View from the escarpment. Photo by Andrew Dufresne. |
Of course, it’s all different now.
Fifty years ago, the 32,000 acres of grapes spread across
Chautauqua County, NY, and Erie County, PA, were all harvested by hand. Vineyards stretched across the Lake Erie plain and undulated up the escarpment to the Allegheny Plateau.
By October, the grape leaves turned golden and deep purple clusters hung
heavily, emitting the delicious scent of ripe, sweet grapes. Crews of pickers worked their way down the
rows, snipping off the ripe bunches and placing them in wooden crates
emblazoned with “Welch’s” or “Bedford Fruit,” signifying their destination.
The crews were made up of entire farm families, some of the
neighbors, and a few townies as
well. We kids helped out on the weekends and school
holidays, earning the princely sum of 50 cents per hour and eating our ration
of delectable grapes. It was a community affair to get the harvest
in before a killing frost, flocks of wild turkeys, or roaming herds of deer decimated
the crop. The adults made an
astronomical dollar per hour, picking in all kinds of weather. Sometimes sunny and warm, it was often grey, rainy,
or even snowing at this time of year. After a full day spent working outdoors,
one felt a deep sense of accomplishment and even deeper relief of getting back
to the shelter, warmth, and conviviality of hearth and home.
The pickers slowly made their way down the long rows leaving
a dotted stream of crates behind. The loading crew consisted of a tractor
driver, a stacker on the trailer, and a loader walking behind. The tractor and trailer were tall enough to
pass over the crates and, while passing down the row, the loader would swing
each 25 pound crate up onto the trailer where the stacker lifted it neatly into
place. Even a small ten acre vineyard
could produce seventy tons of grapes, so the workout was significant, 140,000
pounds of lifting being nothing to sneeze at.
And even then the work was not done, as the crates were restacked onto trucks
taking the harvest to be processed.
Today, mechanized harvesters rumble through the rows,
frightening rabbits and depriving school
kids of their weekend jobs. But by
working quickly, day and night, the harvest is much more successful in avoiding
the vicissitudes of killing frost and ravenous critters. The grapes are trucked to plants which press
them into juice, most arriving on supermarket shelves but some diverted to
local winemakers. The most common grape
from this region is the Concord, not by accident sharing the name with Concord,
Massachusetts.
Horticulturist and Boston native Ephraim Wales Bull, evaluating over 22,000
seedlings, worked to develop a sweet, tasty, hardy grape on his farm in Concord. Finally after years of attempts, he succeeded
in 1849. The toponymous Concord grape
quickly spread to New York, Pennsylvania, and beyond.

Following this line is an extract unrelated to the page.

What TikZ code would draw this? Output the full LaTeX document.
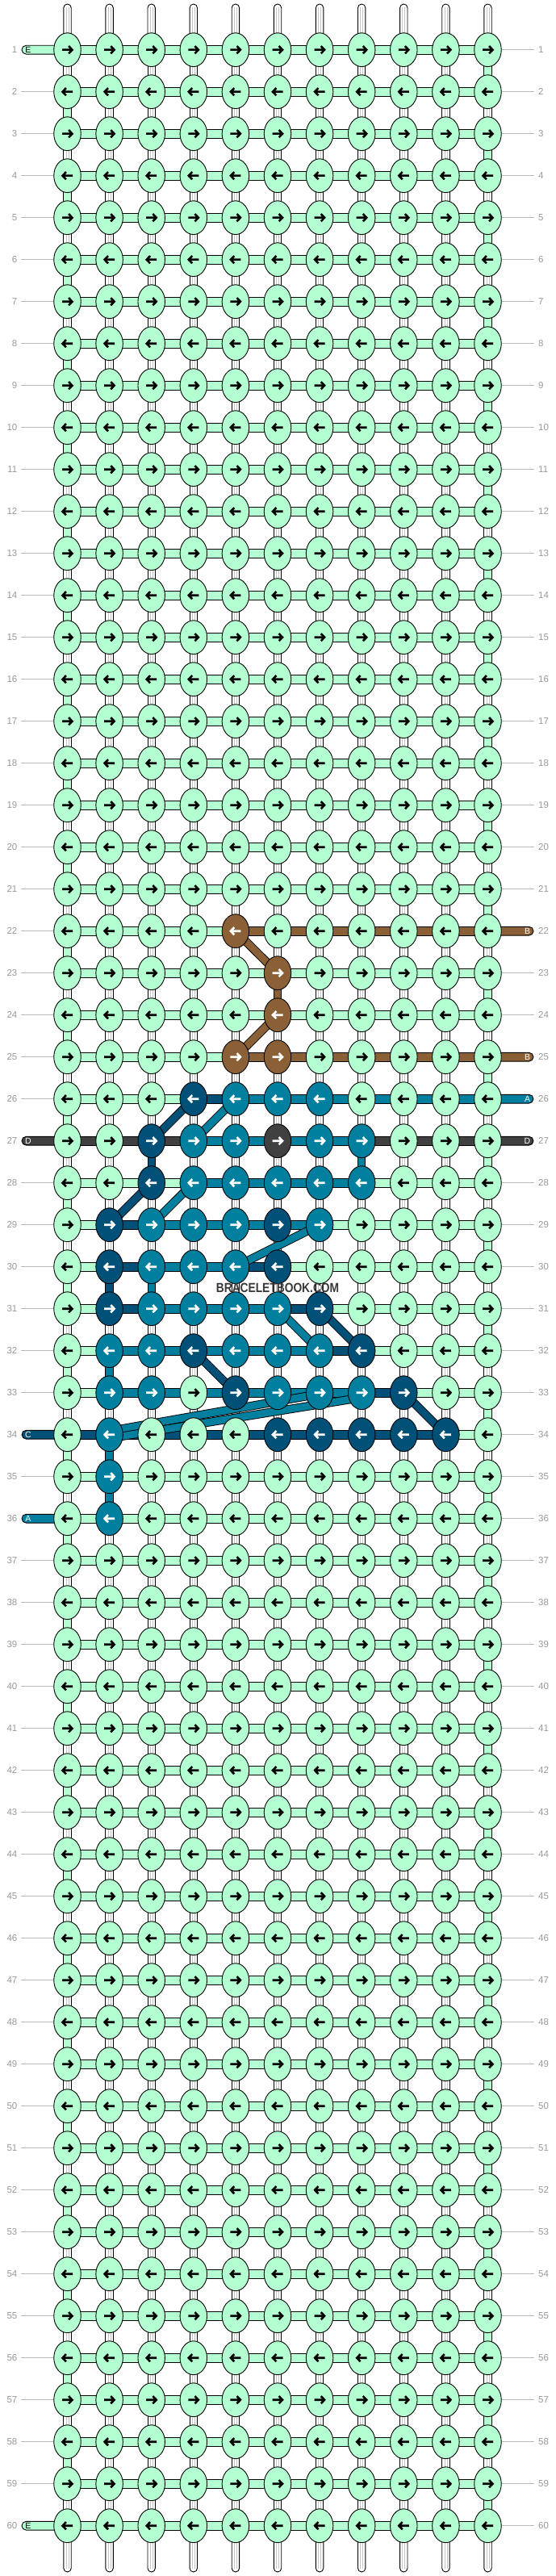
\documentclass[tikz,border=0pt]{standalone}
\usepackage{fontspec}
\usepackage{graphicx}
\setmainfont{Liberation Sans}
\usetikzlibrary{shapes.geometric}
\definecolor{cg}{HTML}{B4FFD2}
\definecolor{ca}{HTML}{00809E}
\definecolor{cc}{HTML}{005078}
\definecolor{cb}{HTML}{8C6036}
\definecolor{cd}{HTML}{404040}
\definecolor{lblgray}{HTML}{999999}
\definecolor{linegray}{HTML}{BBBBBB}
\definecolor{strandgray}{HTML}{C4C4C4}
\definecolor{wmgray}{HTML}{383838}
\pgfdeclarelayer{bg}
\pgfdeclarelayer{mid}
\pgfsetlayers{bg,mid,main}

\newcommand\setrow[3]{\foreach \myv [count=\myi from 0] in {#3}{\expandafter\xdef\csname #1-#2-\myi\endcsname{\myv}}}
\newcommand\setv[3]{\expandafter\xdef\csname vc-#1-#2\endcsname{#3}}
\newcommand\setcap[4]{\expandafter\xdef\csname #1-#2\endcsname{#3}\expandafter\xdef\csname #1t-#2\endcsname{#4}}

\setrow{nc}{22}{g,g,g,g,b,g,g,g,g,g,g}
\setrow{nc}{23}{g,g,g,g,g,b,g,g,g,g,g}
\setrow{nc}{24}{g,g,g,g,g,b,g,g,g,g,g}
\setrow{nc}{25}{g,g,g,g,b,b,g,g,g,g,g}
\setrow{nc}{26}{g,g,g,c,a,a,a,g,g,g,g}
\setrow{nc}{27}{g,g,c,a,a,d,a,a,g,g,g}
\setrow{nc}{28}{g,g,c,a,a,a,a,a,g,g,g}
\setrow{nc}{29}{g,c,a,a,a,c,a,g,g,g,g}
\setrow{nc}{30}{g,c,a,a,a,c,g,g,g,g,g}
\setrow{nc}{31}{g,c,a,a,a,a,c,g,g,g,g}
\setrow{nc}{32}{g,a,a,c,a,a,a,c,g,g,g}
\setrow{nc}{33}{g,a,a,g,c,a,a,a,c,g,g}
\setrow{nc}{34}{g,a,g,g,g,c,c,c,c,c,g}
\setrow{nc}{35}{g,a,g,g,g,g,g,g,g,g,g}
\setrow{nc}{36}{g,a,g,g,g,g,g,g,g,g,g}

\setrow{bc}{22}{g,g,g,g,b,b,b,b,b,b}
\setrow{bc}{25}{g,g,g,g,b,b,b,b,b,b}
\setrow{bc}{26}{g,g,g,c,a,a,a,a,a,a}
\setrow{bc}{27}{d,d,d,a,a,a,a,d,d,d}
\setrow{bc}{28}{g,g,g,a,a,a,a,g,g,g}
\setrow{bc}{29}{g,c,a,a,a,a,g,g,g,g}
\setrow{bc}{30}{g,c,a,a,c,g,g,g,g,g}
\setrow{bc}{31}{g,c,a,a,a,c,g,g,g,g}
\setrow{bc}{32}{g,a,a,a,a,a,c,g,g,g}
\setrow{bc}{33}{g,a,a,a,a,a,a,c,g,g}
\setrow{bc}{34}{c,c,c,c,c,c,c,c,c,g}

\setv{23}{5}{b}
\setv{27}{2}{c}
\setv{27}{7}{a}
\setv{30}{1}{c}
\setv{30}{2}{a}
\setv{32}{1}{a}
\setv{34}{1}{a}
\setv{35}{1}{a}

\setcap{lc}{1}{g}{E}
\setcap{lc}{60}{g}{E}
\setcap{lc}{27}{d}{D}
\setcap{lc}{34}{c}{C}
\setcap{lc}{36}{a}{A}
\setcap{rc}{22}{b}{B}
\setcap{rc}{25}{b}{B}
\setcap{rc}{26}{a}{A}
\setcap{rc}{27}{d}{D}

\tikzset{
  knot/.style={ellipse, draw=black, line width=0.9pt, minimum width=33.5pt, minimum height=41.8pt, inner sep=0pt, outer sep=0pt},
  arr/.style={line width=2.6pt, line cap=butt, line join=miter},
  vwhite/.style={fill=white, draw=black, line width=0.9pt},
  vline/.style={draw=strandgray, line width=0.7pt},
  vbar/.style={draw=black, line width=0.9pt},
  hbar/.style={draw=black, line width=0.9pt},
  capbar/.style={draw=black, line width=0.9pt, rounded corners=5.4pt},
  gline/.style={draw=linegray, line width=0.8pt},
  lbl/.style={font=\fontsize{11.5}{12}\selectfont, text=lblgray, inner sep=0pt},
  captxt/.style={font=\fontsize{10.5}{11}\selectfont, inner sep=0pt},
  diagout/.style={draw=black, line width=10.6pt},
  diagin/.style={line width=8.8pt},
}

\begin{document}
\begin{tikzpicture}[x=1pt,y=-1pt]
\useasboundingbox (0,0) rectangle (688,3192);
\begin{pgfonlayer}{bg}
\fill[white] (0,0) rectangle (688,3192);
\end{pgfonlayer}

% knots
\foreach \rr in {1,...,60}{
  \pgfmathsetmacro\yy{61.7+52*(\rr-1)}
  \pgfmathtruncatemacro\odd{mod(\rr,2)}
  \ifnum\odd=1 \def\ta{-6.5}\def\tb{5.5}\def\tc{1.6}\def\td{6}\else\def\ta{6.5}\def\tb{-5.5}\def\tc{-1.6}\def\td{-6}\fi
  \foreach \kk in {0,...,10}{
    \pgfmathsetmacro\xx{83.5+52.1*\kk}
    \ifcsname nc-\rr-\kk\endcsname \edef\ncol{\csname nc-\rr-\kk\endcsname}\else\def\ncol{g}\fi
    \if g\ncol \def\acol{black}\else\def\acol{white}\fi
    \node[knot, fill=c\ncol] (n-\rr-\kk) at (\xx,\yy) {};
    \draw[arr, draw=\acol, shift={(n-\rr-\kk.center)}] (\ta,0) -- (\tb,0) (\tc,-4.6) -- (\td,0) -- (\tc,4.6);
  }
}

% row labels, edge lines and caps
\foreach \rr in {1,...,60}{
  \pgfmathsetmacro\yy{61.7+52*(\rr-1)}
  \node[lbl, anchor=east] (ll-\rr) at (21.5,\yy) {\rr};
  \node[lbl, anchor=west] (rl-\rr) at (667,\yy) {\rr};
  \coordinate (gl-\rr) at (26,\yy);
  \coordinate (gr-\rr) at (662,\yy);
  \coordinate (capl-\rr) at (27,\yy);
  \coordinate (capr-\rr) at (661,\yy);
  \ifcsname lc-\rr\endcsname
    \edef\lcol{\csname lc-\rr\endcsname}\edef\ltxt{\csname lct-\rr\endcsname}
    \if g\lcol \def\tcol{black}\else\def\tcol{white}\fi
    \begin{pgfonlayer}{bg}
    \draw[capbar, fill=c\lcol] ([yshift=-5.4pt]capl-\rr) rectangle ([yshift=5.4pt]n-\rr-0.center);
    \end{pgfonlayer}
    \node[captxt, text=\tcol] (lt-\rr) at (35,\yy) {\ltxt};
  \else
    \begin{pgfonlayer}{bg}
    \draw[gline] (gl-\rr) -- (n-\rr-0.center);
    \end{pgfonlayer}
  \fi
  \ifcsname rc-\rr\endcsname
    \edef\rcol{\csname rc-\rr\endcsname}\edef\rtxt{\csname rct-\rr\endcsname}
    \begin{pgfonlayer}{bg}
    \draw[capbar, fill=c\rcol] ([yshift=-5.4pt]n-\rr-10.center) rectangle ([yshift=5.4pt]capr-\rr);
    \end{pgfonlayer}
    \node[captxt, text=white] (rt-\rr) at (653.5,\yy) {\rtxt};
  \else
    \begin{pgfonlayer}{bg}
    \draw[gline] (n-\rr-10.center) -- (gr-\rr);
    \end{pgfonlayer}
  \fi
}

\begin{pgfonlayer}{bg}
% top and bottom strands
\foreach \kk in {0,...,10}{
  \pgfmathsetmacro\xx{83.5+52.1*\kk}
  \coordinate (top-\kk) at (\xx,5);
  \coordinate (bot-\kk) at (\xx,3187);
  \path[vwhite, rounded corners=4.7pt] ([xshift=-4.7pt]n-1-\kk.center) -- ([xshift=-4.7pt]top-\kk) -- ([xshift=4.7pt]top-\kk) -- ([xshift=4.7pt]n-1-\kk.center);
  \path[vwhite, rounded corners=4.7pt] ([xshift=-4.7pt]n-60-\kk.center) -- ([xshift=-4.7pt]bot-\kk) -- ([xshift=4.7pt]bot-\kk) -- ([xshift=4.7pt]n-60-\kk.center);
  \draw[vline] ([xshift=-1.5pt,yshift=-4pt]top-\kk) -- ([xshift=-1.5pt]n-1-\kk.center)
               ([xshift=1.5pt,yshift=-4pt]top-\kk) -- ([xshift=1.5pt]n-1-\kk.center)
               ([xshift=-1.5pt,yshift=4pt]bot-\kk) -- ([xshift=-1.5pt]n-60-\kk.center)
               ([xshift=1.5pt,yshift=4pt]bot-\kk) -- ([xshift=1.5pt]n-60-\kk.center);
}
% vertical connectors
\foreach \rr in {1,...,59}{
  \pgfmathtruncatemacro\rn{\rr+1}
  \pgfmathtruncatemacro\odd{mod(\rr,2)}
  \foreach \kk in {0,...,10}{
    \ifcsname vc-\rr-\kk\endcsname \edef\vcol{\csname vc-\rr-\kk\endcsname}\else
      \def\vcol{w}%
      \ifnum\odd=1 \ifnum\kk=10 \def\vcol{g}\fi\else\ifnum\kk=0 \def\vcol{g}\fi\fi
    \fi
    \if w\vcol
      \draw[vwhite] ([xshift=-4.7pt]n-\rr-\kk.center) rectangle ([xshift=4.7pt]n-\rn-\kk.center);
      \draw[vline] ([xshift=-1.5pt]n-\rr-\kk.center) -- ([xshift=-1.5pt]n-\rn-\kk.center)
                   ([xshift=1.5pt]n-\rr-\kk.center) -- ([xshift=1.5pt]n-\rn-\kk.center);
    \else
      \draw[vbar, fill=c\vcol] ([xshift=-4.7pt]n-\rr-\kk.center) rectangle ([xshift=4.7pt]n-\rn-\kk.center);
    \fi
  }
}
% horizontal bars
\foreach \rr in {1,...,60}{
  \foreach \kk in {0,...,9}{
    \pgfmathtruncatemacro\kn{\kk+1}
    \ifcsname bc-\rr-\kk\endcsname \edef\bcol{\csname bc-\rr-\kk\endcsname}\else\def\bcol{g}\fi
    \draw[hbar, fill=c\bcol] ([yshift=-5.4pt]n-\rr-\kk.center) rectangle ([yshift=5.4pt]n-\rr-\kn.center);
  }
}
\end{pgfonlayer}

% diagonal threads
\begin{pgfonlayer}{mid}
\foreach \a/\b/\col in {22-4/23-5/cb, 24-5/25-4/cb, 26-3/27-2/cc, 28-2/29-1/cc, 31-6/32-7/cc, 32-3/33-4/cc, 33-8/34-9/cc, 26-4/27-3/ca, 28-3/29-2/ca, 29-6/30-4/ca, 31-5/32-6/ca}{
  \draw[diagout] (n-\a.center) -- (n-\b.center);
  \draw[diagin, draw=\col] (n-\a.center) -- (n-\b.center);
}
\draw[diagout] ([yshift=-1.5pt]n-33-6.center) -- ([yshift=4.5pt]n-34-1.center);
\draw[diagin, draw=ca] ([yshift=-1.5pt]n-33-6.center) -- ([yshift=4.5pt]n-34-1.center);
\draw[diagout] ([yshift=-6pt]n-33-7.center) -- ([yshift=-4.5pt]n-34-1.center);
\draw[diagin, draw=ca] ([yshift=-6pt]n-33-7.center) -- ([yshift=-4.5pt]n-34-1.center);
\end{pgfonlayer}

% watermark
\node[font=\bfseries\fontsize{16.3}{17}\selectfont, text=wmgray, inner sep=0pt] (wm) at (344,1596) {\scalebox{0.845}[1]{BRACELETBOOK.COM}};
\end{tikzpicture}
\end{document}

Then in 1893, Charles Bramwell Welch founded the company
bearing his name in Westfield, NY. Dr.
Welch, a teetotalling physician and dentist from New Jersey, was looking for a wine
replacement to use in communion services.
His “unfermented wine” pressed from Concord grapes turned out to be very successful,
with demand extending well beyond the church. It made
sense to base his juice company in Chautauqua County, the heart of Concord grape
country. Completing the circle, Welch’s
has in recent years moved its headquarters to Concord MA, though still sourcing
many tons of grapes from the Lake Erie region.
As October passes and
November approaches, with the winds swinging down from Canada promising frosts
to come, the machines toil in the vineyards, racing the coming of the snow. Now, as I enjoy that fresh glass of sweet
grape juice and savor a PBJ sandwich, I consider for a moment the arduously tended
vineyards which yield these simple pleasures.